Life never stands still. Animals, plants, even whole ecosystems are constantly changing, adapting to their wider environment.  These changes might be behavioural, occurring over just a few minutes, or they may be generational, taking many years to manifest. The forces driving  change and the rate of change can be complex. As the human species we have learnt much about environmental change and the rate at which it can occur. So when an entire marine community began to disappear at some speed from the seas of Tasmania, scientists took interest.

Much of Tasmania’s southern coast line hosted mile after mile of giant kelp forest, Macrocystis pyrifera, as recently as 30 years ago. Like many kelps, these giants benefit from cold waters, growing best over the winter season and creating magnificent underwater forests.

Home to creatures such as the enigmatic weedy sea dragon, Phyllopteryx taeniolatus, and the rare pot-bellied sea horse, Hippocampus abdominalis, the forests also provide important fish nursery habitats for species of commercial importance such as lobsters, snappers and trumpeters.

Giant kelp is a draw for tourists from around the world hoping to swim among the towering stands of algal splendour and marvel in awe as shafts of sunlight penetrative the depths and fish and sea lions buzz around them with phenomenal agility.

Taking a closer look the plants themselves have even more beauty than one might imagine. The gas bladders which hold them upright in the water column create mesmerising formations; the small vying for attention with the wider scenery.

But the times, they are a changing. The seas around Tasmania have experienced a more rapid rise in temperature than almost anywhere else on earth. An average increase of ca. 1.5 ºC since 1940 has taken the kelp to the limits of its optimal temperature growth range. The East Australian Current (EAC) has encroached further and further south each year, warming the waters and forcing the giant kelp forests from their strongholds; in some areas less than 5% of the kelp remains.

Fortescue Bay on the Tasman Peninsula, southeast of Hobart covers some 3-4 sq km and until recently supported vast acres of giant kelp forest. Now all but a few dozen strands hang on in one tiny patch; a similar fate is being met by the once abundant forests of Bruny Island to the southwest.

The incessant southward march of the EAC is bringing with it more challenges for the local marine life than just the disappearance of the kelp forests. One of these is a northern, warm water species of sea urchin, Centrostephanus rogersii, which has hitched a ride on the EAC and is no shrinking violet as the new boy in town.

Left unchecked the urchin can graze all the algae from the seabed, creating vast barren areas, low in diversity, unable to support much life. Its natural nemesis, the rock lobster (or crayfish), Jasus edwardsii is seldom seen, over-fished and undervalued for its ecosystem services.

But there is hope.

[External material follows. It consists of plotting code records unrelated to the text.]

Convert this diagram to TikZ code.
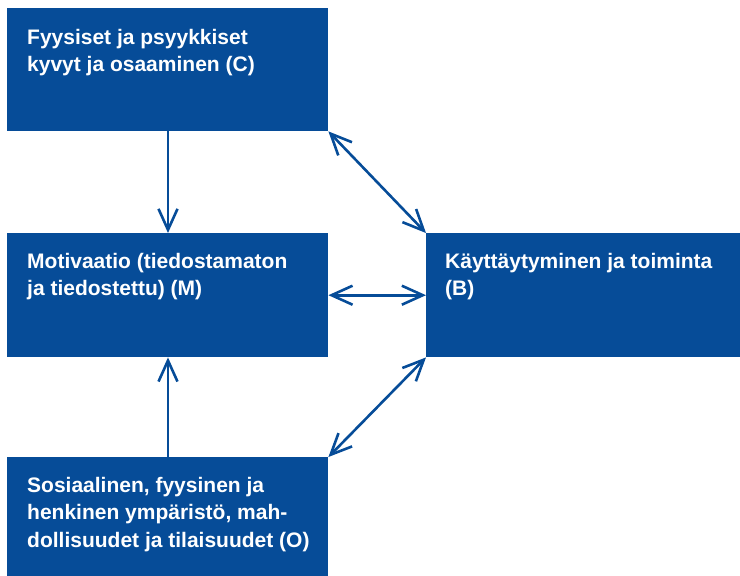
\documentclass[tikz,border=0pt]{standalone}
\usepackage{fontspec}
\setmainfont{Liberation Sans}
\usetikzlibrary{arrows.meta}
\definecolor{boxblue}{RGB}{6,76,152}
\tikzset{
  box/.style={fill=boxblue, draw=none, inner sep=0pt, anchor=north west},
  boxtext/.style={text=white, font=\fontsize{21}{27.5}\selectfont\bfseries, align=left, anchor=north west, inner sep=0pt},
  tip/.style={Straight Barb[length=21pt,width=19pt,line width=2.6pt]},
  conn/.style={draw=boxblue, line width=2.6pt, {Straight Barb[length=21pt,width=19pt,line width=2.6pt]}-{Straight Barb[length=21pt,width=19pt,line width=2.6pt]}},
  oneway/.style={draw=boxblue, line width=2.6pt, -{Straight Barb[length=21pt,width=19pt,line width=2.6pt]}}
}
\begin{document}
\begin{tikzpicture}[x=1pt,y=-1pt]
\useasboundingbox (0,0) rectangle (740,576);
\node[box, minimum width=321pt, minimum height=123pt] (C) at (7,8) {};
\node[box, minimum width=321pt, minimum height=124pt] (M) at (7,233) {};
\node[box, minimum width=314pt, minimum height=124pt] (B) at (426,233) {};
\node[box, minimum width=321pt, minimum height=119pt] (O) at (7,457) {};
\node[boxtext] (Ct) at (27,29) {Fyysiset ja psyykkiset\\kyvyt ja osaaminen (C)};
\node[boxtext] (Mt) at (27,253) {Motivaatio (tiedostamaton\\ja tiedostettu) (M)};
\node[boxtext] (Bt) at (445,253) {Käyttäytyminen ja toiminta\\(B)};
\node[boxtext] (Ot) at (27,477) {Sosiaalinen, fyysinen ja\\henkinen ympäristö, mah-\\dollisuudet ja tilaisuudet (O)};
\coordinate (Cs) at (C.south -| 168,0);
\coordinate (Mn) at (M.north -| 168,0);
\coordinate (Ms) at (M.south -| 168,0);
\coordinate (On) at (O.north -| 168,0);
\draw[oneway] (Cs) -- (Mn);
\draw[oneway] (On) -- (Ms);
\draw[conn] (M.east) -- (B.west);
\draw[conn] (C.south east) -- (B.north west);
\draw[conn] (B.south west) -- (O.north east);
\end{tikzpicture}
\end{document}
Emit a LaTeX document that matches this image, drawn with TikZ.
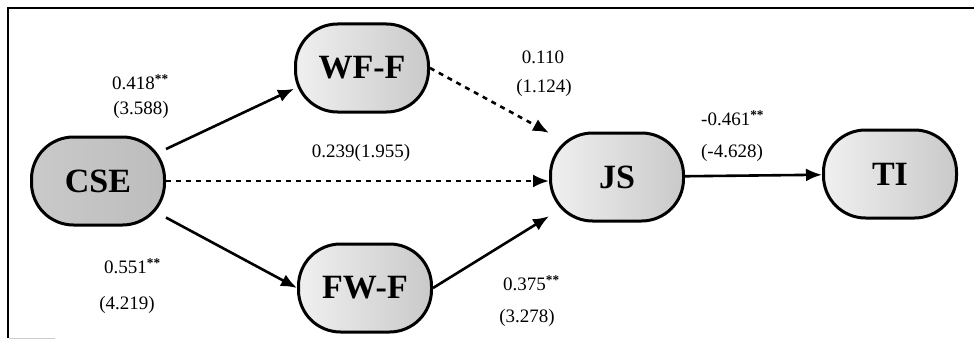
\documentclass[tikz,border=0pt]{standalone}
\usepackage{fontspec}
\setmainfont{Liberation Serif}
\usetikzlibrary{arrows.meta}
\newcommand{\sigstar}{\textsuperscript{\bfseries **}}
\begin{document}
\begin{tikzpicture}[x=1pt,y=-1pt,
  latent/.style={draw=black, line width=3pt, rounded corners=42pt,
    minimum width=133pt, minimum height=88pt, inner sep=0pt,
    font=\fontsize{34}{36}\selectfont\bfseries,
    left color=gray!12, right color=gray!42},
  darklatent/.style={latent, left color=gray!42, right color=gray!52},
  path/.style={line width=2.6pt, -{Latex[length=16pt,width=13pt]}},
  nspath/.style={path, dash pattern=on 5pt off 5pt},
  lab/.style={font=\fontsize{19}{21}\selectfont, inner sep=0pt},
  frame/.style={line width=2pt}
]
\useasboundingbox (0,0) rectangle (974,345);
% frame
\draw[frame] (7,8) -- (974,8);
\draw[frame] (8,8) -- (8,338);
\draw[gray!40, line width=1pt] (9,338) -- (55,338);

% nodes
\node[darklatent] (cse) at (98,181) {CSE};
\node[latent] (wff) at (362,68) {WF-F};
\node[latent] (fwf) at (365,288) {FW-F};
\node[latent] (js) at (617,177) {JS};
\node[latent] (ti) at (890,174) {TI};

% connectors
\draw[path] (cse) -- (wff.197);
\draw[path] (cse) -- (fwf.west);
\draw[nspath] (cse.east) -- (js.west |- cse.east);
\draw[nspath] (wff.east) -- (js.147);
\draw[path] (fwf.east) -- (js.210);
\draw[path] (js) -- (ti);

% labels
\node[lab, anchor=west] (l1) at (112,82) {0.418\sigstar};
\node[lab] (l1b) at (141,110) {(3.588)};
\node[lab, anchor=west] (l2) at (104,266) {0.551\sigstar};
\node[lab] (l2b) at (127,305) {(4.219)};
\node[lab] (l3) at (543,57) {0.110};
\node[lab] (l3b) at (544,88) {(1.124)};
\node[lab] (l4) at (361,153) {0.239(1.955)};
\node[lab, anchor=west] (l5) at (503,283) {0.375\sigstar};
\node[lab] (l5b) at (527,318) {(3.278)};
\node[lab, anchor=west] (l6) at (701,118) {-0.461\sigstar};
\node[lab] (l6b) at (732,153) {(-4.628)};
\end{tikzpicture}
\end{document}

Scientists from the Institute of Marine and Antarctic Studies at the University of Tasmania are studying these changes and experimenting with methods of controlling some of these changes to the marine systems.

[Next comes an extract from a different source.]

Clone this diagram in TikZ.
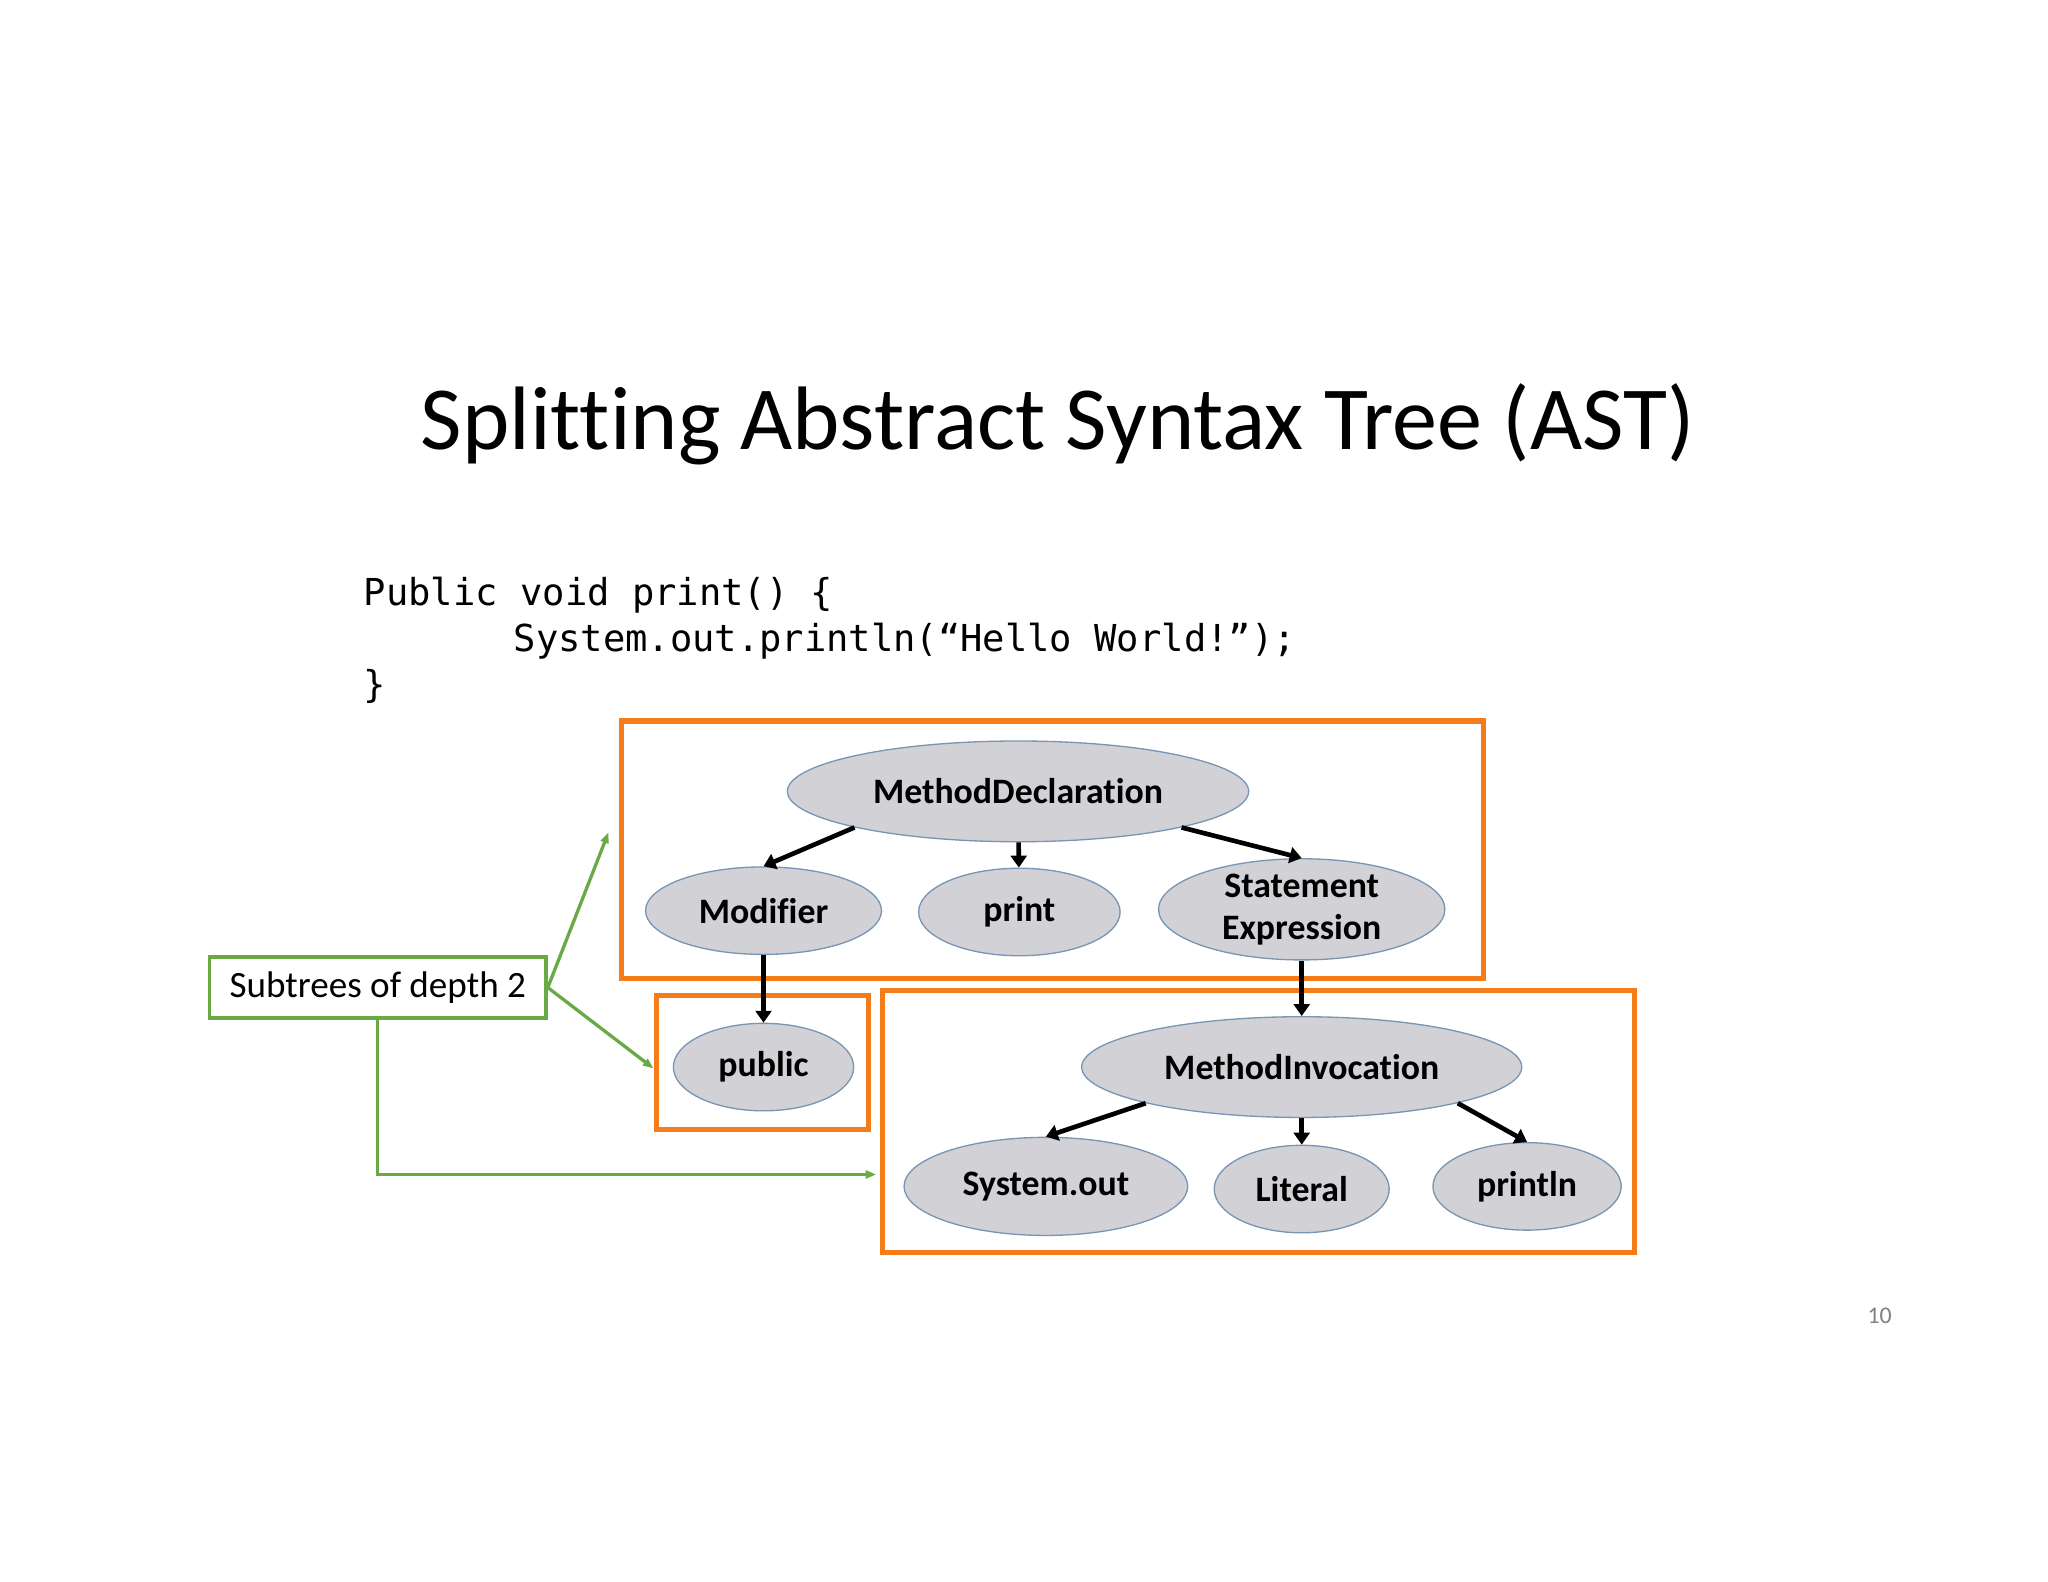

PhD students Masa and Cayne Layton are working on a project to understand the effects of climate change on another kelp species Ecklonia radiata under threat from climate change and the invasive urchins. Experimental areas of reef are stripped of kelp, some just a little, and others left untouched. Light sensors and sediment traps are installed to determine how these different, simulated situations affect the growth and diversity of the diverse reef algae communities. The results can then be used to inform management decisions based on different climate change or invasive species scenarios i.e. from what level of degradation can these communities recover?

At the same time, Dr Scott Ling has been studying the effects of the errant urchins along the Tasmanian coast. By recording the density of urchins and size of barren areas, he is building an understanding of their population dynamics.

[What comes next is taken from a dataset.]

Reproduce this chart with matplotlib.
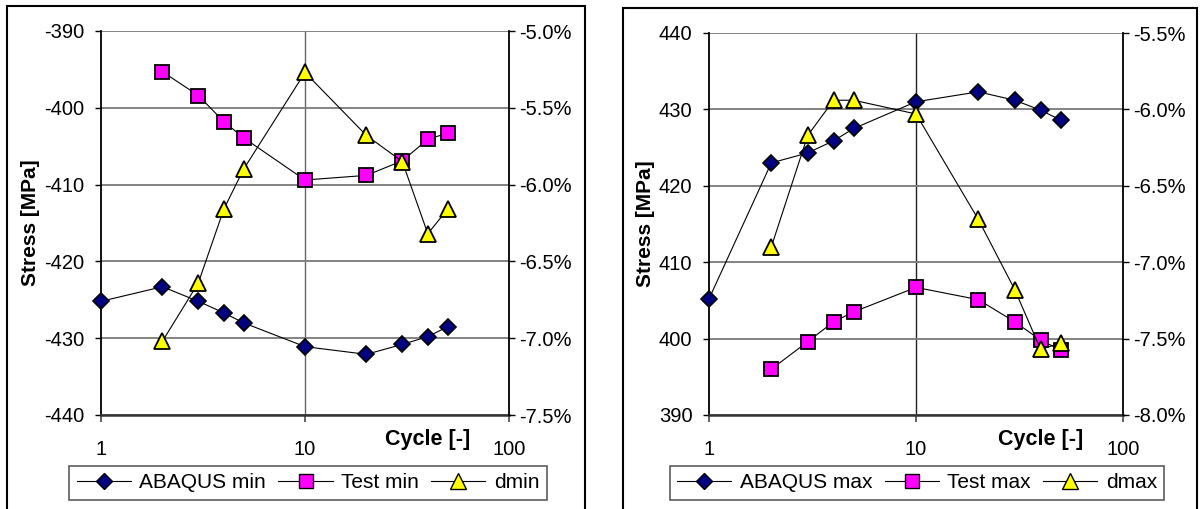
import numpy as np
import matplotlib
matplotlib.use('Agg')
import matplotlib.pyplot as plt
from matplotlib.ticker import FixedLocator, FuncFormatter
from matplotlib.lines import Line2D
from matplotlib.patches import Rectangle

plt.rcParams['font.family'] = ['Liberation Sans', 'DejaVu Sans']

# data
cycles = [1, 2, 3, 4, 5, 10, 20, 30, 40, 50]
cycles_test = [2, 3, 4, 5, 10, 20, 30, 40, 50]

abaqus_min = [-425.2, -423.3, -425.2, -426.7, -428.0, -431.1, -432.1, -430.8, -429.8, -428.5]
test_min = [-395.3, -398.4, -401.8, -403.9, -409.4, -408.8, -406.9, -404.1, -403.3]
d_min = [-7.02, -6.64, -6.16, -5.90, -5.27, -5.68, -5.85, -6.32, -6.16]

abaqus_max = [405.2, 423.0, 424.3, 425.9, 427.5, 431.0, 432.3, 431.2, 429.9, 428.6]
test_max = [396.0, 399.6, 402.2, 403.5, 406.7, 405.1, 402.2, 399.8, 398.5]
d_max = [-6.90, -6.17, -5.94, -5.94, -6.03, -6.72, -7.18, -7.57, -7.53]

W, H = 1203, 509


def draw_panel(fig, rect, ab, te, dd, ylim, yticks, plim, pticks, names, vcol, leg_x):
    ax = fig.add_axes(rect)
    ax.set_xscale('log')
    ax.set_xlim(1, 100)
    ax.set_ylim(*ylim)
    ax.yaxis.set_major_locator(FixedLocator(yticks))
    ax.xaxis.set_major_locator(FixedLocator([1, 10, 100]))
    ax.xaxis.set_minor_locator(FixedLocator([]))
    ax.xaxis.set_major_formatter(FuncFormatter(lambda v, p: '%d' % v))
    ax.yaxis.set_major_formatter(FuncFormatter(lambda v, p: '%d' % v))
    ax.grid(axis='y', color='#7a7a7a', linewidth=1.3)
    ax.axvline(10, color=vcol, linewidth=1.0, zorder=1)
    ax.tick_params(axis='y', direction='out', length=4, width=1, labelsize=14.5, pad=8)
    ax.tick_params(axis='x', direction='out', length=5, width=1.3, labelsize=14.5, pad=13,
                   color='#555555')
    ax.spines['top'].set_visible(False)
    ax.spines['right'].set_visible(False)
    ax.spines['left'].set_linewidth(1.3)
    ax.spines['bottom'].set_linewidth(1.8)
    ax.spines['bottom'].set_color('#333333')
    ax.set_ylabel('Stress [MPa]', fontsize=15, fontweight='bold', labelpad=3)
    ax.text(0.8, -0.065, 'Cycle [-]', transform=ax.transAxes, fontsize=15.5,
            fontweight='bold', ha='center', va='center')

    ax.plot(cycles, ab, color='black', linewidth=0.8, marker='D', markersize=8.5,
            markerfacecolor='#000080', markeredgecolor='black', markeredgewidth=1.2,
            zorder=3, clip_on=False)
    ax.plot(cycles_test, te, color='black', linewidth=0.8, marker='s', markersize=9.5,
            markerfacecolor='#ff00ff', markeredgecolor='black', markeredgewidth=1.3,
            zorder=3, clip_on=False)

    ax2 = ax.twinx()
    ax2.set_ylim(*plim)
    ax2.yaxis.set_major_locator(FixedLocator(pticks))
    ax2.yaxis.set_major_formatter(FuncFormatter(lambda v, p: '%.1f%%' % v))
    ax2.tick_params(axis='y', direction='out', length=4, width=1, labelsize=14.5, pad=3)
    ax2.spines['top'].set_visible(False)
    ax2.spines['left'].set_visible(False)
    ax2.spines['bottom'].set_visible(False)
    ax2.spines['right'].set_linewidth(1.3)
    ax2.plot(cycles_test, dd, color='black', linewidth=0.8, marker='^', markersize=11.5,
             markerfacecolor='#ffff00', markeredgecolor='black', markeredgewidth=1.3,
             zorder=3, clip_on=False)

    # legend
    hs = [Line2D([], [], color='black', linewidth=0.8, marker='D', markersize=8.5,
                 markerfacecolor='#000080', markeredgecolor='black'),
          Line2D([], [], color='black', linewidth=0.8, marker='s', markersize=9.5,
                 markerfacecolor='#ff00ff', markeredgecolor='black'),
          Line2D([], [], color='black', linewidth=0.8, marker='^', markersize=11.5,
                 markerfacecolor='#ffff00', markeredgecolor='black')]
    leg = fig.legend(hs, names, loc='center', bbox_to_anchor=(leg_x, 1 - 483 / H),
                     ncol=3, fontsize=15, frameon=True, fancybox=False,
                     handlelength=2.6, handletextpad=0.4, columnspacing=0.6,
                     borderpad=0.35, edgecolor='#333333')
    leg.get_frame().set_linewidth(1.2)
    return ax


fig = plt.figure(figsize=(W / 100, H / 100), dpi=100)

# panel frames
fig.patches.append(Rectangle((7 / W, -0.05), (585 - 7) / W, 1 - 6 / H + 0.05,
                             transform=fig.transFigure, fill=False,
                             edgecolor='black', linewidth=1.5))
fig.patches.append(Rectangle((623 / W, -0.05), (1197 - 623) / W, 1 - 8 / H + 0.05,
                             transform=fig.transFigure, fill=False,
                             edgecolor='black', linewidth=1.5))

draw_panel(fig, [101 / W, 1 - 415 / H, 408 / W, 384 / H],
           abaqus_min, test_min, d_min,
           (-440, -390), [-440, -430, -420, -410, -400, -390],
           (-7.5, -5.0), [-7.5, -7.0, -6.5, -6.0, -5.5, -5.0],
           ['ABAQUS min', 'Test min', 'dmin'], '#666666', 308 / W)

draw_panel(fig, [709 / W, 1 - 415 / H, 414 / W, 382 / H],
           abaqus_max, test_max, d_max,
           (390, 440), [390, 400, 410, 420, 430, 440],
           (-8.0, -5.5), [-8.0, -7.5, -7.0, -6.5, -6.0, -5.5],
           ['ABAQUS max', 'Test max', 'dmax'], '#222222', 917 / W)

fig.savefig('out.png', dpi=100)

In other areas Scott has worked with local communities and experimented with crayfish re-introductions and closed areas as a means of controlling the urchins populations.  More lobsters meant fewer urchins and fewer barren areas. Scott explained that prevention is much better, cheaper and easier than cure; a natural, functioning ecosystem can actually resist a lot of urchin grazing pressure but once the urchins have altered the nature of an ecosystem, it can be very very difficult to restore.

So what is the future for these marine habitats and the species they support facing so many pressures? It is certainly uncertain… But if the scientists and fishing communities can work together to rebuild the decimated lobster population there might perhaps be some natural resilience in the face impending change.